群読〜表現することを楽しむ子どもたち〜
子どもの自主性をはぐくんだ群読
子どもたちの群読を見た保護者の方や、群読の講座を体験した方から「群読って音楽みたいですね」という言葉をいただくことがあります。そうですね。一人一人の声が生かされ、合わさり、重なり、響いていくことのおもしろさ、心地よさ……その表現の様子を例えるなら、「合唱」のイメージがぴったりかもしれないと私自身も思います。
群読がこの「学びのしかけプロジェクト」のキーワード「自立した学び手」を育てる効果があると感じたエピソードをご紹介したいと思います。
卒業式の呼びかけ練習でのことでした。
総仕上げの練習の時に、ちょうどインフルエンザの流行がぶつかってしまいました。私の担任する学級(3年生)でも、ソロのセリフの子が休んでしまったのですが、うっかり者の私は、代わりの子どもを決めることなく全体練習に臨んでしまいました。
気付いたのは、呼びかけが始まってから。一瞬、青くなりかけましたが、私が代わりに言えばいいやと口を開きかけたとき、なんと、セリフは無事聞こえてきました。休みの隣の子どもが代わりに言ったのです。呼びかけは滞ることなく流れていきました。

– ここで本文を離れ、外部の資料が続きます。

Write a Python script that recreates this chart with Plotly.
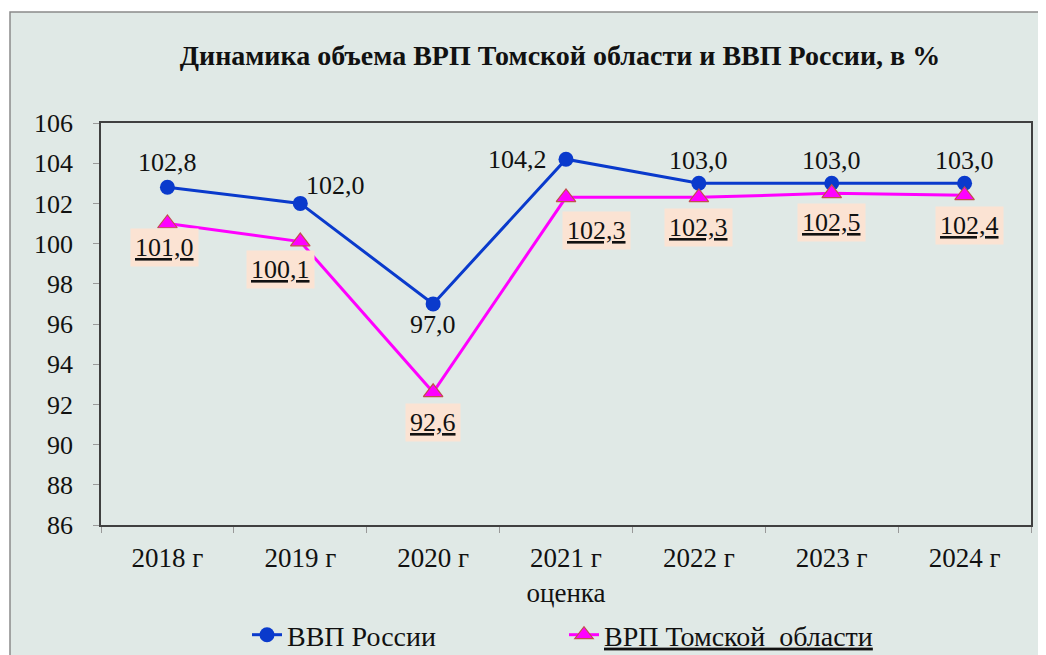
import plotly.graph_objects as go

categories = ["2018 г", "2019 г", "2020 г", "2021 г", "2022 г", "2023 г", "2024 г"]
tick_labels = ["2018 г", "2019 г", "2020 г", "2021 г<br>оценка", "2022 г", "2023 г", "2024 г"]
russia_gdp = [102.8, 102.0, 97.0, 104.2, 103.0, 103.0, 103.0]
tomsk_grp = [101.0, 100.1, 92.6, 102.3, 102.3, 102.5, 102.4]
russia_name = "ВВП России"
tomsk_name = "<u>ВРП Томской  области</u>"
title_text = "Динамика объема ВРП Томской области и ВВП России, в %"

# label offsets (px) relative to markers
russia_off = [(0, 25), (35, 18), (0, -21), (-49, 0), (0, 23), (0, 23), (0, 23)]
tomsk_off = [(-3, -24), (-20, -28), (0, -30), (30, -33), (0, -30), (0, -29), (5, -30)]

SERIF = "Liberation Serif"
BG = "#e0e9e6"
W, H = 1038, 647  # page body adds an 8px offset

fig = go.Figure()
fig.add_trace(go.Scatter(
    x=categories, y=russia_gdp, name=russia_name, mode="lines+markers",
    line=dict(color="#0a3acc", width=3),
    marker=dict(symbol="circle", size=15, color="#0a3acc", line=dict(width=0)),
))
fig.add_trace(go.Scatter(
    x=categories, y=tomsk_grp, name=tomsk_name, mode="lines+markers",
    line=dict(color="#ff00ff", width=3),
    marker=dict(symbol="triangle-up", size=17, color="#ff00ff", line=dict(width=1.2, color="#c0504d")),
))

def fmt(v):
    return f"{v:.1f}".replace(".", ",")

for c, v, (dx, dy) in zip(categories, russia_gdp, russia_off):
    fig.add_annotation(x=c, y=v, text=fmt(v), showarrow=False, xshift=dx, yshift=dy,
                       font=dict(family=SERIF, size=26, color="#111"))
for c, v, (dx, dy) in zip(categories, tomsk_grp, tomsk_off):
    fig.add_annotation(x=c, y=v, text="<u>" + fmt(v) + "</u>", showarrow=False, xshift=dx, yshift=dy,
                       font=dict(family=SERIF, size=26, color="#111"),
                       bgcolor="#fbe3d3", borderpad=4)

# plot area in figure px: x 93..1023, y 115..517
pl, pr, pt, pb = 93, 1023, 115, 517
pw, ph = pr - pl, pb - pt
fx0 = (2 - pl) / pw
fy1 = 1 + (pt - 4) / ph
fig.add_shape(type="rect", xref="paper", yref="paper",
              x0=fx0, x1=1.1, y0=-0.5, y1=fy1,
              fillcolor=BG, line=dict(color="#8a8a8a", width=1.5), layer="below")

fig.update_layout(
    width=W, height=H,
    margin=dict(l=pl, r=W - pr, t=pt, b=H - pb, autoexpand=False),
    paper_bgcolor="white", plot_bgcolor="white",
    title=dict(text="<b>" + title_text + "</b>", x=552 / W, xref="container", xanchor="center",
               y=1 - 47 / H, yref="container", yanchor="middle",
               font=dict(family=SERIF, size=28, color="#111")),
    font=dict(family=SERIF, size=26, color="#111"),
    showlegend=True,
    legend=dict(orientation="h", x=239 / W, xref="container", xanchor="left",
                y=1 - 627 / H, yref="container", yanchor="middle",
                font=dict(family=SERIF, size=28, color="#111"),
                bgcolor="rgba(0,0,0,0)", entrywidth=272, entrywidthmode="pixels"),
)
fig.update_xaxes(
    type="category", tickmode="array", tickvals=categories, ticktext=tick_labels,
    range=[-0.5, len(categories) - 0.5],
    showgrid=False, showline=True, mirror=True, linecolor="#404040", linewidth=1.5,
    ticks="outside", tickson="boundaries", ticklen=6, tickcolor="#999",
    ticklabelstandoff=8, automargin=False, tickfont=dict(family=SERIF, size=27, color="#111"),
)
fig.update_yaxes(
    range=[86, 106], dtick=2, showgrid=False, showline=True, mirror=True,
    linecolor="#404040", linewidth=1.5, ticks="outside", ticklen=6, tickcolor="#999",
    ticklabelstandoff=15, zeroline=False, automargin=False,
    tickfont=dict(family=SERIF, size=26, color="#111"),
)

fig.write_html("out.html")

学級に戻ったときに、子どもたちを「すごい!よく自分たちで考えて動けたね。よくセリフを覚えていたね」とほめました。子どもたちは練習直前に、休みの代わりは隣の席の人が言うということを取り決めたと教えてくれました。そして、けろっとした顔で「だって、○○ちゃん、お休みだもん。言えないでしょ。それに、群読といっしょで、いつも心の中でいっしょに言ってたから言えた」と言っていました。
呼びかけがストップしてもおかしくない状況だったにも関わらず、子どもは自分たちで考えて動きました。
子どもが言った『群読といっしょ』というのには、2つの意味があると私は思っています。1つは「呼びかけはみんなでつくっている」という意識があったことです。そのことが、自分たちの担当するパートへの責任感、そして、代わりに言うという行動につながったのでしょう。
もう1つは、「呼びかけ全体を1つの作品として理解していた」ということです。いきなりの代役がなぜできたのか。それは、群読で培われたものがベースになっていました。子どもたちは、待っている間、心の中で一緒にセリフを言っていたようです。自分のセリフだから覚えるとか覚えないということではなく、みんなで完成させる卒業生へのメッセージとして、呼びかけを行っていたということなのだろうと思います。
呼びかけの練習でそうしなさいと意図的に指導したことではなかったので、このように群読での経験が生かされていることに驚きと感動をを覚えました。